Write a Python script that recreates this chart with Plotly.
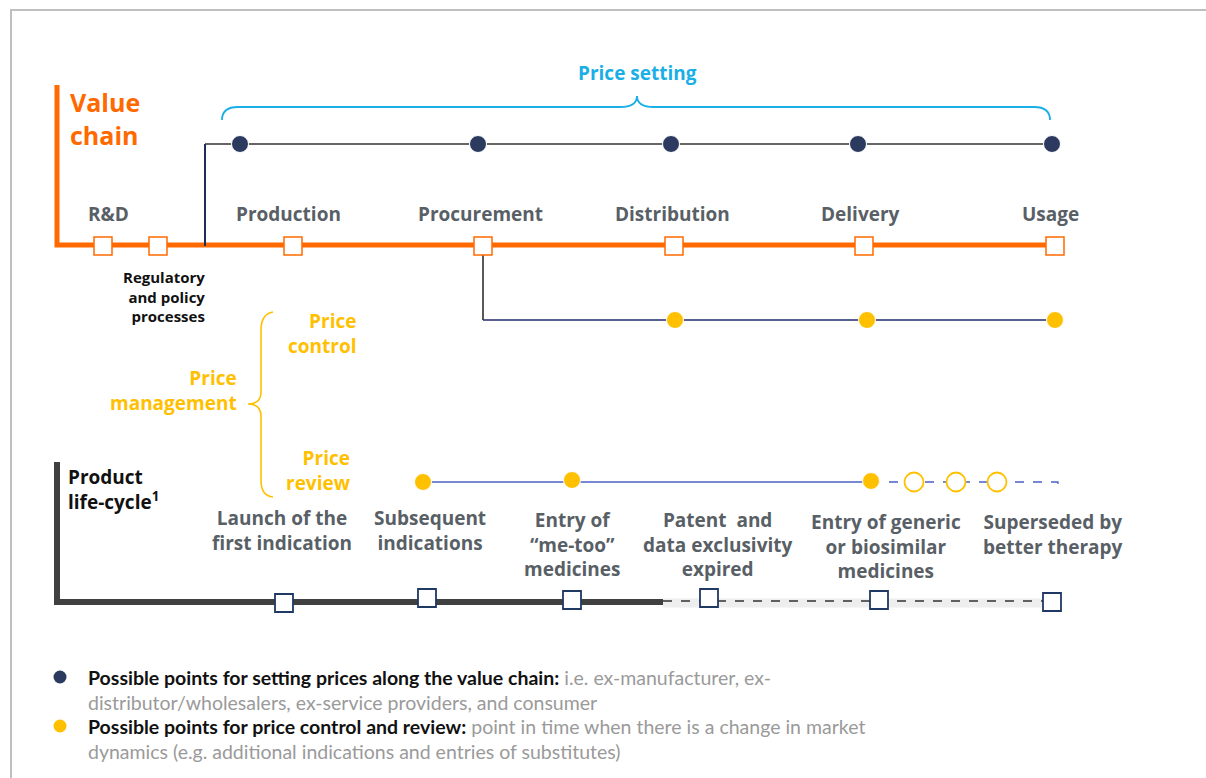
import plotly.graph_objects as go

W, H = 1206, 778

# ---- data ----
vc_stages = ["R&D", "Production", "Procurement", "Distribution", "Delivery", "Usage"]
vc_label_x = [108, 288, 480, 672, 860, 1050]
vc_square_x = [103, 158, 293, 483, 674, 864, 1055]
setting_dot_x = [240, 478, 671, 858, 1052]
control_dot_x = [675, 867, 1055]
review_dot_x = [423, 572, 871]
review_dot_y = [482, 480, 481]
review_open_x = [914, 956, 997]
lc_stages = ["Launch of the<br>first indication", "Subsequent<br>indications",
             "Entry of<br>“me-too”<br>medicines", "Patent  and<br>data exclusivity<br>expired",
             "Entry of generic<br>or biosimilar<br>medicines", "Superseded by<br>better therapy"]
lc_label_x = [282, 430, 572, 718, 886, 1053]
lc_label_y = [518, 518, 520, 520, 522, 522]
lc_square_x = [284, 427, 572, 709, 879, 1052]
lc_square_y = [603, 598, 600, 598, 600, 602]

ORANGE = "#FF6A00"
NAVY = "#2B3A5E"
YELLOW = "#FFC000"
BLUE = "#1AAFE6"
GREYTXT = "#586066"
FONT = "Open Sans"

fig = go.Figure()

def line(xs, ys, color, width, dash="solid"):
    fig.add_trace(go.Scatter(x=xs, y=ys, mode="lines", line=dict(color=color, width=width, dash=dash),
                             hoverinfo="skip", showlegend=False))

# frame
line([11, 11, W], [H, 10, 10], "#BFBFBF", 2)

# value chain
line([57, 57, 1056], [85, 245, 245], ORANGE, 5)
# price setting connector
line([205, 205], [246, 144], "#1F2D5C", 2)
line([205, 1052], [144, 144], "#333333", 1.5)
# price control connector
line([483, 483], [254, 320], "#222222", 1.5)
line([483, 1055], [320, 320], "#1F2D6C", 1.5)
# price review line
line([423, 871], [482, 482], "#4A62C4", 1.3)
line([871, 1058, 1058], [482, 482, 488], "#4A62C4", 1.3, "dash")

# product life cycle
line([663, 1056], [603, 603], "#EEEEEE", 9)
line([663, 1056], [601, 601], "#606060", 2, "dash")
line([57, 57, 663], [462, 602, 602], "#404040", 6)

# markers
fig.add_trace(go.Scatter(x=vc_square_x, y=[246] * len(vc_square_x), mode="markers",
                         marker=dict(symbol="square", size=18, color="white", line=dict(color=ORANGE, width=1.5)),
                         hoverinfo="skip", showlegend=False))
fig.add_trace(go.Scatter(x=setting_dot_x, y=[144] * len(setting_dot_x), mode="markers",
                         marker=dict(size=17, color=NAVY, line=dict(color="white", width=1)),
                         hoverinfo="skip", showlegend=False))
fig.add_trace(go.Scatter(x=control_dot_x, y=[320] * len(control_dot_x), mode="markers",
                         marker=dict(size=17, color=YELLOW, line=dict(color="white", width=1)),
                         hoverinfo="skip", showlegend=False))
fig.add_trace(go.Scatter(x=review_dot_x, y=review_dot_y, mode="markers",
                         marker=dict(size=17, color=YELLOW, line=dict(color="white", width=1)),
                         hoverinfo="skip", showlegend=False))
fig.add_trace(go.Scatter(x=review_open_x, y=[482] * len(review_open_x), mode="markers",
                         marker=dict(size=19, color="white", line=dict(color=YELLOW, width=1.8)),
                         hoverinfo="skip", showlegend=False))
fig.add_trace(go.Scatter(x=lc_square_x, y=lc_square_y, mode="markers",
                         marker=dict(symbol="square", size=18, color="white", line=dict(color="#1F3864", width=1.8)),
                         hoverinfo="skip", showlegend=False))
# legend dots
fig.add_trace(go.Scatter(x=[60], y=[677], mode="markers", marker=dict(size=13, color=NAVY),
                         hoverinfo="skip", showlegend=False))
fig.add_trace(go.Scatter(x=[60], y=[726], mode="markers", marker=dict(size=13, color=YELLOW),
                         hoverinfo="skip", showlegend=False))

# braces
shapes = [
    dict(type="path", xref="x", yref="y",
         path="M 222 120 Q 222 107 238 107 L 620 107 Q 637 107 637 96 Q 637 107 654 107 L 1034 107 Q 1050 107 1050 120",
         line=dict(color=BLUE, width=1.8)),
    dict(type="path", xref="x", yref="y",
         path="M 273 312 Q 261 314 261 330 L 261 392 Q 261 404 248 404 Q 261 404 261 416 L 261 480 Q 261 496 273 497",
         line=dict(color=YELLOW, width=1.6)),
]

ann = []

def text(x, y, s, size, color, anchor="center"):
    ann.append(dict(x=x, y=y, xref="x", yref="y", text=f"<b>{s}</b>", showarrow=False,
                    xanchor=anchor, yanchor="middle", align=anchor if anchor != "center" else "center",
                    font=dict(family=FONT, size=size, color=color)))

text(68, 118, "Value<br>chain", 25, ORANGE, anchor="left")
text(637, 73, "Price setting", 19, BLUE)
for s, x in zip(vc_stages, vc_label_x):
    text(x, 214, s, 19, GREYTXT)
text(207, 296, "Regulatory<br>and policy<br>processes", 15, "#111111", anchor="right")
text(358, 333, "Price<br>control", 19, YELLOW, anchor="right")
text(239, 390, "Price<br>management", 19, YELLOW, anchor="right")
text(353, 470, "Price<br>review", 19, YELLOW, anchor="right")
text(66, 489, "Product<br>life-cycle<sup>1</sup>", 19, "#111111", anchor="left")
for s, x, y in zip(lc_stages, lc_label_x, lc_label_y):
    ann.append(dict(x=x, y=y - 15, xref="x", yref="y", text=f"<b>{s}</b>", showarrow=False,
                    xanchor="center", yanchor="top", align="center",
                    font=dict(family=FONT, size=19, color=GREYTXT)))

LEG = "Lato"
ann.append(dict(x=86, y=664, xref="x", yref="y", xanchor="left", yanchor="top", align="left", showarrow=False,
                text="<b>Possible points for setting prices along the value chain:</b> "
                     "<span style='color:#9A9A9A'>i.e. ex-manufacturer, ex-<br>"
                     "distributor/wholesalers, ex-service providers, and consumer</span>",
                font=dict(family=LEG, size=19.5, color="#111111")))
ann.append(dict(x=86, y=713, xref="x", yref="y", xanchor="left", yanchor="top", align="left", showarrow=False,
                text="<b>Possible points for price control and review:</b> "
                     "<span style='color:#9A9A9A'>point in time when there is a change in market<br>"
                     "dynamics (e.g. additional indications and entries of substitutes)</span>",
                font=dict(family=LEG, size=19.5, color="#111111")))

fig.update_layout(
    width=W, height=H, margin=dict(l=0, r=0, t=0, b=0),
    paper_bgcolor="white", plot_bgcolor="white",
    xaxis=dict(range=[0, W], visible=False, fixedrange=True),
    yaxis=dict(range=[H, 0], visible=False, fixedrange=True),
    shapes=shapes, annotations=ann, showlegend=False,
)

fig.write_html("out.html", config={"displayModeBar": False},
               post_script="document.body.style.margin='0';document.body.style.overflow='hidden';")
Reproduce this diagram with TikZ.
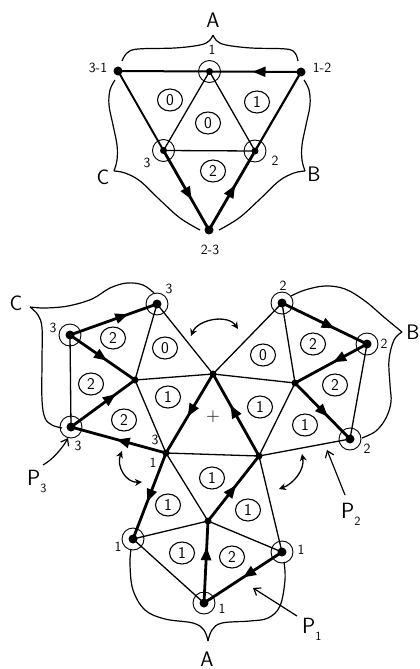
\documentclass[tikz,border=0pt]{standalone}
\usetikzlibrary{arrows.meta,decorations.markings,shapes.geometric}
\begin{document}
\begin{tikzpicture}[x=1pt,y=-1pt,font=\sffamily,
  thinedge/.style={line width=1.3pt},
  boldedge/.style={line width=2.8pt},
  arrowat/.style={postaction={decorate},decoration={markings,mark=at position #1 with {\arrow{Triangle[length=13pt,width=10pt]}}}},
  bigdot/.style={circle,fill,inner sep=0pt,minimum size=9pt},
  smalldot/.style={circle,fill,inner sep=0pt,minimum size=7pt},
  ring/.style={circle,draw,line width=0.9pt,inner sep=0pt,minimum size=22pt},
  region/.style={ellipse,draw,line width=1.1pt,inner sep=0pt,minimum width=25pt,minimum height=22pt,font=\sffamily\fontsize{16.5}{16.5}\selectfont},
  vlabel/.style={font=\sffamily\fontsize{14}{14}\selectfont,inner sep=0pt},
  letter/.style={font=\sffamily\fontsize{21}{21}\selectfont,inner sep=0pt},
  plabel/.style={font=\sffamily\fontsize{22}{22}\selectfont,inner sep=0pt,anchor=base west},
  brace/.style={line width=1.2pt},
  dbl/.style={line width=1.3pt,{Stealth[length=7pt,width=7pt]}-{Stealth[length=7pt,width=7pt]}},
  pointer/.style={line width=1.2pt,-{Straight Barb[length=6pt,width=9pt]}},
]
\useasboundingbox (0,0) rectangle (420,669);

% ---------------- top figure ----------------
\coordinate (v31) at (118,71);
\coordinate (v12) at (301,72);
\coordinate (v23) at (209,230);
\coordinate (m1) at (209.5,71.5);
\coordinate (m3) at (163.5,150.5);
\coordinate (m2) at (255,151);

\draw[thinedge] (m1) -- (m3) -- (m2) -- cycle;
\draw[line width=2pt] (v31) -- (m1);
\draw[line width=2pt,arrowat=0.53] (v12) -- (m1);
\draw[line width=1.9pt] (v31) -- (m3);
\draw[boldedge,arrowat=0.62] (m3) -- (v23);
\draw[boldedge,arrowat=0.57] (v23) -- (m2);
\draw[line width=2.2pt] (m2) -- (v12);

\node[bigdot] (dv31) at (v31) {};
\node[bigdot] (dv12) at (v12) {};
\node[bigdot] (dv23) at (v23) {};
\node[smalldot] (dm1) at (m1) {};
\node[smalldot] (dm3) at (m3) {};
\node[smalldot] (dm2) at (m2) {};
\node[ring] (rm1) at (m1) {};
\node[ring] (rm3) at (m3) {};
\node[ring] (rm2) at (m2) {};

\node[vlabel] (l31) at (98,68) {3-1};
\node[vlabel] (l12) at (322,68) {1-2};
\node[vlabel] (l23) at (210,250) {2-3};
\node[vlabel] (lm1) at (212,50) {1};
\node[vlabel] (lm3) at (147,163) {3};
\node[vlabel] (lm2) at (275,161) {2};

\node[region] (ta) at (170,100) {0};
\node[region] (tb) at (257,102) {1};
\node[region] (tc) at (208,123) {0};
\node[region] (td) at (213,171) {2};

\draw[brace] plot[smooth,tension=0.6] coordinates {(122,61) (127,53) (138,49) (175,48) (200,45) (209,41) (213,35)};
\draw[brace] plot[smooth,tension=0.6] coordinates {(213,35) (217,41) (226,45) (251,48) (286,49) (295,53) (298,61)};
\draw[brace] plot[smooth,tension=0.6] coordinates {(115,80) (110,90) (109,105) (113,125) (117,145) (117,160) (114,171)};
\draw[brace] plot[smooth,tension=0.6] coordinates {(114,171) (125,173) (140,181) (160,200) (180,218) (200,230)};
\draw[brace] plot[smooth,tension=0.6] coordinates {(304,80) (309,90) (310,105) (306,125) (302,145) (302,160) (305,171)};
\draw[brace] plot[smooth,tension=0.6] coordinates {(305,171) (294,173) (279,181) (259,200) (239,218) (219,230)};

\node[letter] (tA) at (213,20) {A};
\node[letter] (tC) at (103,177) {C};
\node[letter] (tB) at (314,174) {B};

% ---------------- bottom figure ----------------
\coordinate (T) at (213,374);
\coordinate (Lb) at (166,453);
\coordinate (Rb) at (259,456);
\coordinate (L) at (135,380);
\coordinate (top3) at (157,304);
\coordinate (left3) at (70,335);
\coordinate (bl3) at (71,427);
\coordinate (R) at (295,383);
\coordinate (top2) at (282,303);
\coordinate (right2) at (367,344);
\coordinate (br2) at (350,439);
\coordinate (Bm) at (208,521);
\coordinate (left1) at (133,539);
\coordinate (right1) at (282,552);
\coordinate (bot1) at (204,603);

% thin edges
\draw[thinedge] (T) -- (top3) -- (L) -- (T);
\draw[thinedge] (left3) -- (bl3);
\draw[thinedge] (L) -- (Lb) -- (Rb);
\draw[thinedge] (T) -- (top2) -- (R) -- (T);
\draw[thinedge] (right2) -- (br2) -- (Rb) -- (R);
\draw[thinedge] (left1) -- (Bm) -- (right1) -- (Rb);
\draw[thinedge] (left1) -- (bot1);
\draw[thinedge] (Lb) -- (Bm);

% bold path edges
\draw[boldedge,arrowat=0.67] (left3) -- (top3);
\draw[boldedge,arrowat=0.57] (left3) -- (L);
\draw[boldedge,arrowat=0.7] (bl3) -- (L);
\draw[boldedge,arrowat=0.52] (Lb) -- (bl3);
\draw[boldedge,arrowat=0.54] (T) -- (Lb);
\draw[boldedge,arrowat=0.57] (Lb) -- (left1);
\draw[boldedge,arrowat=0.68] (bot1) -- (Bm);
\draw[boldedge,arrowat=0.55] (Bm) -- (Rb);
\draw[boldedge,arrowat=0.5] (right1) -- (bot1);
\draw[boldedge,arrowat=0.62] (Rb) -- (T);
\draw[boldedge,arrowat=0.62] (top2) -- (right2);
\draw[boldedge,arrowat=0.47] (right2) -- (R);
\draw[boldedge,arrowat=0.6] (R) -- (br2);

% dots
\foreach \p in {T,Lb,Rb,L,R,Bm}{\node[smalldot] (d\p) at (\p) {};}
\foreach \p in {top3,left3,bl3,top2,right2,br2,left1,right1,bot1}{
  \node[bigdot] (d\p) at (\p) {};
  \node[ring] (r\p) at (\p) {};}

% vertex labels
\node[vlabel] (n1) at (169,289) {3};
\node[vlabel] (n2) at (53,328) {3};
\node[vlabel] (n3) at (78,446) {3};
\node[vlabel] (n4) at (155,440) {3};
\node[vlabel] (n5) at (153,463) {1};
\node[vlabel] (n6) at (118,547) {1};
\node[vlabel] (n7) at (301,550) {1};
\node[vlabel] (n8) at (222,609) {1};
\node[vlabel] (n9) at (283,286) {2};
\node[vlabel] (n10) at (384,344) {2};
\node[vlabel] (n11) at (367,449) {2};

% region labels
\node[region] (ra) at (113,338) {2};
\node[region] (rb) at (165,348) {0};
\node[region] (rc) at (91,384) {2};
\node[region] (rd) at (168,397) {1};
\node[region] (re) at (124,420) {2};
\node[region] (rf) at (263,355) {0};
\node[region] (rg) at (313,344) {2};
\node[region] (rh) at (335,385) {2};
\node[region] (ri) at (260,407) {1};
\node[region] (rj) at (305,425) {1};
\node[region] (rk) at (212,478) {1};
\node[region] (rl) at (168,505) {1};
\node[region] (rm) at (248,510) {1};
\node[region] (rn) at (182,553) {1};
\node[region] (ro) at (232,557) {2};
\node[font=\sffamily\fontsize{19}{19}\selectfont] (plus) at (213,417) {+};

% braces
\draw[brace] plot[smooth,tension=0.6] coordinates {(30,307) (45,308) (68,306) (92,299) (110,288) (127,283) (143,285) (154,293)};
\draw[brace] plot[smooth,tension=0.6] coordinates {(30,307) (38,315) (42,328) (42,360) (42,400) (45,418) (52,425) (62,428)};
\draw[brace] plot[smooth,tension=0.6] coordinates {(291,296) (305,290) (325,286) (345,289) (365,301) (385,318) (402,332)};
\draw[brace] plot[smooth,tension=0.6] coordinates {(402,332) (394,340) (389,360) (390,385) (391,402) (386,418) (376,431) (362,438)};
\draw[brace] plot[smooth,tension=0.6] coordinates {(131,549) (130,565) (133,590) (145,610) (165,619) (193,623) (204,630) (208,641)};
\draw[brace] plot[smooth,tension=0.6] coordinates {(208,641) (212,630) (222,623) (250,621) (268,618) (280,606) (285,580) (284,562)};

\node[letter] (bC) at (16,303) {C};
\node[letter] (bB) at (413,332) {B};
\node[letter] (bA) at (207,659) {A};

% double arrows
\coordinate (da1) at (191,336);
\coordinate (da2) at (238,329);
\draw[dbl] (da1) .. controls (198,319) and (228,314) .. (da2);
\coordinate (db1) at (122,451);
\coordinate (db2) at (142,482);
\draw[dbl] (db1) .. controls (116,466) and (126,483) .. (db2);
\coordinate (dc1) at (302,454);
\coordinate (dc2) at (279,489);
\draw[dbl] (dc1) .. controls (305,470) and (293,484) .. (dc2);

% P labels
\node[plabel] (P3) at (27,485) {P\raisebox{-7pt}{\fontsize{12.5}{12.5}\selectfont 3}};
\node[plabel] (P2) at (341,518) {P\raisebox{-7pt}{\fontsize{12.5}{12.5}\selectfont 2}};
\node[plabel] (P1) at (302,633) {P\raisebox{-7pt}{\fontsize{12.5}{12.5}\selectfont 1}};
\coordinate (p3a) at (43,465);
\coordinate (p3b) at (68,438);
\draw[pointer] (p3a) .. controls (52,460) and (62,449) .. (p3b);
\coordinate (p2a) at (345,495);
\coordinate (p2b) at (327,450);
\draw[pointer] (p2a) -- (p2b);
\coordinate (p1a) at (297,616);
\coordinate (p1b) at (253,588);
\draw[pointer] (p1a) -- (p1b);
\end{tikzpicture}
\end{document}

#####

Requirement:
Copy nothing but the lines from the top of the material through the line holding "W, H = 1206, 778", exactly as written; omit pictures.

Output for this task:
Write a Python script that recreates this chart with Plotly.
import plotly.graph_objects as go

W, H = 1206, 778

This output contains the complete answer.